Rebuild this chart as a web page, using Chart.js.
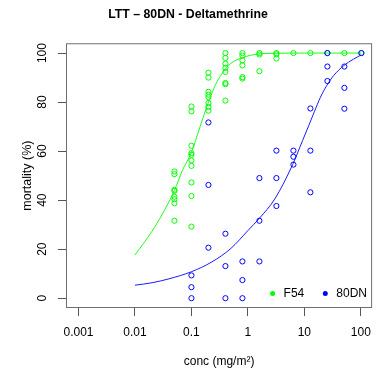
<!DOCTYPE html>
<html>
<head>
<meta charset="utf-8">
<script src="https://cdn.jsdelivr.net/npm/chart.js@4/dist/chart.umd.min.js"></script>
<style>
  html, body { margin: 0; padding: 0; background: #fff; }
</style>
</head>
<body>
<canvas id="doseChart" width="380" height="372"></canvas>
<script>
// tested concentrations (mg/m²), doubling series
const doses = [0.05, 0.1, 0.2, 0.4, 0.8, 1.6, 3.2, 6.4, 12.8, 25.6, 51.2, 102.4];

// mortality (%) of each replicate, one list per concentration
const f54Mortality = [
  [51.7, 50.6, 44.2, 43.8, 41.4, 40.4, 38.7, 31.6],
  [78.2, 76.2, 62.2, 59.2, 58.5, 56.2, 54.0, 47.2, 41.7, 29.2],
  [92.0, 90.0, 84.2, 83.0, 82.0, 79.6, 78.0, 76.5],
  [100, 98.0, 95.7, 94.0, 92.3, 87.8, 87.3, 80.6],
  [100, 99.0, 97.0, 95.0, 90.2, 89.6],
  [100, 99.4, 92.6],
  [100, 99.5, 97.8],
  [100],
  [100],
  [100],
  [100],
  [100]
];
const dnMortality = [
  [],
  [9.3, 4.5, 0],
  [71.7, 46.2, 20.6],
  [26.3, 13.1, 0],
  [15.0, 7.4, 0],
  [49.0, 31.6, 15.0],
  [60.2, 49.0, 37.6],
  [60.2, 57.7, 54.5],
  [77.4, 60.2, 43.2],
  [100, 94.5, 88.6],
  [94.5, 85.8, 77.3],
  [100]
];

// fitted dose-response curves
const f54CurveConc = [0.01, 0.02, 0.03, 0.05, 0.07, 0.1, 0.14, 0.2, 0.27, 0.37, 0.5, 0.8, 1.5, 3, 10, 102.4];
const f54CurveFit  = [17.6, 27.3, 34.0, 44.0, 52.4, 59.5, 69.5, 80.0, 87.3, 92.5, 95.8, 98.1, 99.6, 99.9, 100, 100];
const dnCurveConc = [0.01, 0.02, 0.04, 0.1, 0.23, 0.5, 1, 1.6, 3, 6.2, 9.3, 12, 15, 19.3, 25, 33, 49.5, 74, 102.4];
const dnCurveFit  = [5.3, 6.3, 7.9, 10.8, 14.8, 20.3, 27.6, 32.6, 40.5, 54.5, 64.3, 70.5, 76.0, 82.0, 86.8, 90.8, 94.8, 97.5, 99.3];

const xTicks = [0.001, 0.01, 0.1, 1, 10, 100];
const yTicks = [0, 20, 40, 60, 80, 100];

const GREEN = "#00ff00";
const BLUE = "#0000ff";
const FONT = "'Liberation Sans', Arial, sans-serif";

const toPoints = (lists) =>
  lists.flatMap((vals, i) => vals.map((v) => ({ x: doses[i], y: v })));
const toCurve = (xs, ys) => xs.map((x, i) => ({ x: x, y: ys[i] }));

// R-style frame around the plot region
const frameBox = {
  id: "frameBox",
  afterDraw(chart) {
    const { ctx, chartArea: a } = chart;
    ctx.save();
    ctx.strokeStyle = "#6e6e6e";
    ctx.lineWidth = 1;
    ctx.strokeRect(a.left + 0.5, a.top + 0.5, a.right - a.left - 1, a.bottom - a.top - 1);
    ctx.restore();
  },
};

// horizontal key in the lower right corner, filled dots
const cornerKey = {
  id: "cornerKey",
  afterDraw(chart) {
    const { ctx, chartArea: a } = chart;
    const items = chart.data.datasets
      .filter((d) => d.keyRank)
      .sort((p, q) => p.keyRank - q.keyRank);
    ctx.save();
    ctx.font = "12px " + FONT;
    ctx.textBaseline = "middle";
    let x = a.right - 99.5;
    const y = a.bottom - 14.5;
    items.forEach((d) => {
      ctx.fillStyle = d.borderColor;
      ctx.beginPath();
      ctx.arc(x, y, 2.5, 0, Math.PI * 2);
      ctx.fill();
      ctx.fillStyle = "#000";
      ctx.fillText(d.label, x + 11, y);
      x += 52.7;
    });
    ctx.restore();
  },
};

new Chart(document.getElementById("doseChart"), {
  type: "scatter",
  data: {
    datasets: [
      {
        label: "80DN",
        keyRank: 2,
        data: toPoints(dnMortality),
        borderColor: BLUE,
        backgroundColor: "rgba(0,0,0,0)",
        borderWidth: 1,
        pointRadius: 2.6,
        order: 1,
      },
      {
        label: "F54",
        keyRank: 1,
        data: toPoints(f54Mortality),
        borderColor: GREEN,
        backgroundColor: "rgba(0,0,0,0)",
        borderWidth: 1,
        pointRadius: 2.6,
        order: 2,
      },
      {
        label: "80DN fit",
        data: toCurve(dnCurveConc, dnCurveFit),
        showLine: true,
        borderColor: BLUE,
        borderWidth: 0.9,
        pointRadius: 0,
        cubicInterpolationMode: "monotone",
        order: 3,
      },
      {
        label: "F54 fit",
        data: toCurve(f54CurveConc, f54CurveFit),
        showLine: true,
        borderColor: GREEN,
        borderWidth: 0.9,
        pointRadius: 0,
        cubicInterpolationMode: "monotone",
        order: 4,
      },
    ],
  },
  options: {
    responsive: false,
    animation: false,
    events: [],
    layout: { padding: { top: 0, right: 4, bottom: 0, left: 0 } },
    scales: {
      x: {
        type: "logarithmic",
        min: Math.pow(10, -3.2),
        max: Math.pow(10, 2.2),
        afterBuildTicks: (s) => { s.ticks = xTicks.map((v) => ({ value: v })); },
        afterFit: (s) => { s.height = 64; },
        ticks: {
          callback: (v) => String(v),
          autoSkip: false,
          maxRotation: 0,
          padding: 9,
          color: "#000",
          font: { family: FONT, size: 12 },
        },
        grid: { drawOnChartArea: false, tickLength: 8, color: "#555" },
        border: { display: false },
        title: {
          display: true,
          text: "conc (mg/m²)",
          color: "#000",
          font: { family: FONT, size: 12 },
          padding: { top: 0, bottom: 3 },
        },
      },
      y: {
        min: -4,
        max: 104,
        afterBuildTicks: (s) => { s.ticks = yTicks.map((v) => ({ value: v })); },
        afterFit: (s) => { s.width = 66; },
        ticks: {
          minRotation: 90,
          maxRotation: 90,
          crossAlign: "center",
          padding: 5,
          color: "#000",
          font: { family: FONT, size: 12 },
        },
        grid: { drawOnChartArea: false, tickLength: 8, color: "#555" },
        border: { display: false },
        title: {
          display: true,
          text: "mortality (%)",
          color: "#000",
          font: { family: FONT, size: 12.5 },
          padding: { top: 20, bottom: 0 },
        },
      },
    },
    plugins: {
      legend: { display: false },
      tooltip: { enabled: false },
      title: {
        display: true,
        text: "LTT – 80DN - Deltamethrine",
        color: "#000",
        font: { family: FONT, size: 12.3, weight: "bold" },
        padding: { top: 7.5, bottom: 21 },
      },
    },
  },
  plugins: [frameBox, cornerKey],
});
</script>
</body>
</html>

---

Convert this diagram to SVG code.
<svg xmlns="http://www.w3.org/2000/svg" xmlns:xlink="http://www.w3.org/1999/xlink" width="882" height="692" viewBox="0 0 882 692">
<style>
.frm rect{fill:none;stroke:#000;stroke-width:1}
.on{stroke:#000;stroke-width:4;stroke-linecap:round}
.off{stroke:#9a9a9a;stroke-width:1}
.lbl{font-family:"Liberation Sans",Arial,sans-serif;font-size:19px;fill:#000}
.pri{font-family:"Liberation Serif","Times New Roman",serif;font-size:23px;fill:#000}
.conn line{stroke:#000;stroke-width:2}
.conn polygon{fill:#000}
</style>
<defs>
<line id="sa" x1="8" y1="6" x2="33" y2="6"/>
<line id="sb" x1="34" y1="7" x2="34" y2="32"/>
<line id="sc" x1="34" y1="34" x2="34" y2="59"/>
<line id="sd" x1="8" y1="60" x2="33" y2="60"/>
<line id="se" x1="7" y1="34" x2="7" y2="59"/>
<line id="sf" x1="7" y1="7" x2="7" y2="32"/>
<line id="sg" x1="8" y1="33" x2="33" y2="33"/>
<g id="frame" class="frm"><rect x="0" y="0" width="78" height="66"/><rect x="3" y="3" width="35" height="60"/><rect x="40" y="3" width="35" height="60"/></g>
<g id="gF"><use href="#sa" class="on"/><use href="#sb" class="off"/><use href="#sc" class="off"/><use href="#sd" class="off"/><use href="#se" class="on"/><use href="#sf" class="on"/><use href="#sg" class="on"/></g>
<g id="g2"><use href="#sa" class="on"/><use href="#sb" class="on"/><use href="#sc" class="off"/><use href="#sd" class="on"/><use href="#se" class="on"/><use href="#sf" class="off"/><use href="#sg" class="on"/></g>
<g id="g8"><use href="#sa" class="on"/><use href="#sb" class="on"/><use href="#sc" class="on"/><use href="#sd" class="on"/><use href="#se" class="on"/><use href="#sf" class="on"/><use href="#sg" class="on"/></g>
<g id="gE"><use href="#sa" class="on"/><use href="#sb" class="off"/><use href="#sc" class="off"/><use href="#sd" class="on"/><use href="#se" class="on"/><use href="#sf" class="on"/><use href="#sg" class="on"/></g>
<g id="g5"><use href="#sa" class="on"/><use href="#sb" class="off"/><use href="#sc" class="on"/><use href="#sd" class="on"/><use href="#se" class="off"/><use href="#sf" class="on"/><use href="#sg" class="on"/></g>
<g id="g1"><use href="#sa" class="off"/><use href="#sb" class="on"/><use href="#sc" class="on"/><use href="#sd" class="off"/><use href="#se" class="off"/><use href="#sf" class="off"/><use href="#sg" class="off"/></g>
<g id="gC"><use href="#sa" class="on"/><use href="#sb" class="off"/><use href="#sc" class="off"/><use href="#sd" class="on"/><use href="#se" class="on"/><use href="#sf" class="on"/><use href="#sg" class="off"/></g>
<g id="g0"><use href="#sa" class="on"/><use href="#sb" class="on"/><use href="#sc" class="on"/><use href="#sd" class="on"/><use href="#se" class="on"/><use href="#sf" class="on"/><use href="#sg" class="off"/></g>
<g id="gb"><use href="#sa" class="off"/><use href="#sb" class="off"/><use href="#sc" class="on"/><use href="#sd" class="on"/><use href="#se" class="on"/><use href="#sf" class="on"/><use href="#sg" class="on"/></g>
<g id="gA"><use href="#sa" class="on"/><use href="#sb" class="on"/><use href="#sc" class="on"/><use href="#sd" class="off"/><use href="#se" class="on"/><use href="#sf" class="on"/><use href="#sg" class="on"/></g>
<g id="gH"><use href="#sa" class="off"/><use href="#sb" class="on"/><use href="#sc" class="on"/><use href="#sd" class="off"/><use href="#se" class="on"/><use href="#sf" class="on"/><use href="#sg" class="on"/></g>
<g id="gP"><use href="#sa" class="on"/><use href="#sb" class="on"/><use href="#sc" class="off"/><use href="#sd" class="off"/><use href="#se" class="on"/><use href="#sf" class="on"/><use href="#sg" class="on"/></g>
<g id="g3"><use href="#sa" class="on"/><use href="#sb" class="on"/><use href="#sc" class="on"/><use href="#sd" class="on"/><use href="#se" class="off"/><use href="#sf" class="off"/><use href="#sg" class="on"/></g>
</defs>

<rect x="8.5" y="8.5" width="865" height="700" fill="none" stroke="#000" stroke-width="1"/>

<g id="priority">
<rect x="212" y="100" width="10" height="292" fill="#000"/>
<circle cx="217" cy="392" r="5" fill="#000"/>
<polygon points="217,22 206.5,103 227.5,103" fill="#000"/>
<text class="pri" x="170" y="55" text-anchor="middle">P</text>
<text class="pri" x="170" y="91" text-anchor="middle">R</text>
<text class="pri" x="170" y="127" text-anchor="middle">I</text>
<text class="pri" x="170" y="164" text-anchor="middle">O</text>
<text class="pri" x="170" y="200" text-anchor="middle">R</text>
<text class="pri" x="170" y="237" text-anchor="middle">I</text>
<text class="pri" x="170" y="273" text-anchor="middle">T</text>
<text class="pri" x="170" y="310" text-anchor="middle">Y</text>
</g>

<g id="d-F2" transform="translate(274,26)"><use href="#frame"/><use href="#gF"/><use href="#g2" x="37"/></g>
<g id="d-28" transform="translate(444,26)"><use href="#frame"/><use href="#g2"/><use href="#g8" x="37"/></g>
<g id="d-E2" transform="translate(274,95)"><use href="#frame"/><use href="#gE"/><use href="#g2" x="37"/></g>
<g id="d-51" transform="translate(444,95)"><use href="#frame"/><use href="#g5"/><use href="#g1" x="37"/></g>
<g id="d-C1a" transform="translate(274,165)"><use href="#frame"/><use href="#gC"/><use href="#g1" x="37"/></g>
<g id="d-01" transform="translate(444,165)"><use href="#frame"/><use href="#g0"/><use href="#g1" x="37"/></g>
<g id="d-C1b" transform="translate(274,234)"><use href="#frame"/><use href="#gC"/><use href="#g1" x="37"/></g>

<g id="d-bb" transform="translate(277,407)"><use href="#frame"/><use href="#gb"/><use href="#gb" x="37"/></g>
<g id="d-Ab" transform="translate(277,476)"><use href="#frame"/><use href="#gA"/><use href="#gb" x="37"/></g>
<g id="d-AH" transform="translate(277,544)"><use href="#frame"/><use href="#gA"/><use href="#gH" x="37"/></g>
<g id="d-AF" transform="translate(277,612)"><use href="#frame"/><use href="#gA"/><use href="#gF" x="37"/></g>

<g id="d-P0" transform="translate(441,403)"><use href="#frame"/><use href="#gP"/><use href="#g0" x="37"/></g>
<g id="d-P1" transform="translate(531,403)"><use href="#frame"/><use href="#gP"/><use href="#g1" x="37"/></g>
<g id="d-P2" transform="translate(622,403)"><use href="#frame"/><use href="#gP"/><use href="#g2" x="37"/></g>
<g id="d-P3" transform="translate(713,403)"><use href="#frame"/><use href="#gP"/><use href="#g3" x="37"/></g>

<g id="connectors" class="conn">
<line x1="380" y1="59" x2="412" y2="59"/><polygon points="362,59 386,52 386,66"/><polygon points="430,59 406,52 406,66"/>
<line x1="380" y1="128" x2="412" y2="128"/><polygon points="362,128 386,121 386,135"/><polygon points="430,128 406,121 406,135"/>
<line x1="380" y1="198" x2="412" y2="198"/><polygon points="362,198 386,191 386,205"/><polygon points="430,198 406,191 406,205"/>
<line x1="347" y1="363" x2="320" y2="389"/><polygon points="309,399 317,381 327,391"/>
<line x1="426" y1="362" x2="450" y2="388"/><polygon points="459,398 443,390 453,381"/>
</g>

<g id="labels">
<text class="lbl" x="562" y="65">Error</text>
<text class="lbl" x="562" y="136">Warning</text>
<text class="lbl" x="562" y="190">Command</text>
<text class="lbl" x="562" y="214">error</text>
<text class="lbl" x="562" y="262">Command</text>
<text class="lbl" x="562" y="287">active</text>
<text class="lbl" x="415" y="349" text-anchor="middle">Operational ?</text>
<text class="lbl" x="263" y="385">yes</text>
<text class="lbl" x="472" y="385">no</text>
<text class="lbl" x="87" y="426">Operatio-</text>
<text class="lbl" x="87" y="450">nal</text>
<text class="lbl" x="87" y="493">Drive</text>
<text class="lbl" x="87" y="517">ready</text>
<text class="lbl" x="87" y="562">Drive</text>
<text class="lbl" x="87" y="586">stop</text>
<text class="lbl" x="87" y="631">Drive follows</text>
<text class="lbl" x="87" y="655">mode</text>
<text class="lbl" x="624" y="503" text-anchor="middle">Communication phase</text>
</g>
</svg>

SET EXERCISE.
Extract the stretch of lines that begins at the line with "Rebuild this chart" and ends at the line with "25.6, 51.2, 102.4];", inclusive. Omit every picture.

RESULT FOR THIS EXERCISE.
Rebuild this chart as a web page, using Chart.js.
<!DOCTYPE html>
<html>
<head>
<meta charset="utf-8">
<script src="https://cdn.jsdelivr.net/npm/chart.js@4/dist/chart.umd.min.js"></script>
<style>
  html, body { margin: 0; padding: 0; background: #fff; }
</style>
</head>
<body>
<canvas id="doseChart" width="380" height="372"></canvas>
<script>
// tested concentrations (mg/m²), doubling series
const doses = [0.05, 0.1, 0.2, 0.4, 0.8, 1.6, 3.2, 6.4, 12.8, 25.6, 51.2, 102.4];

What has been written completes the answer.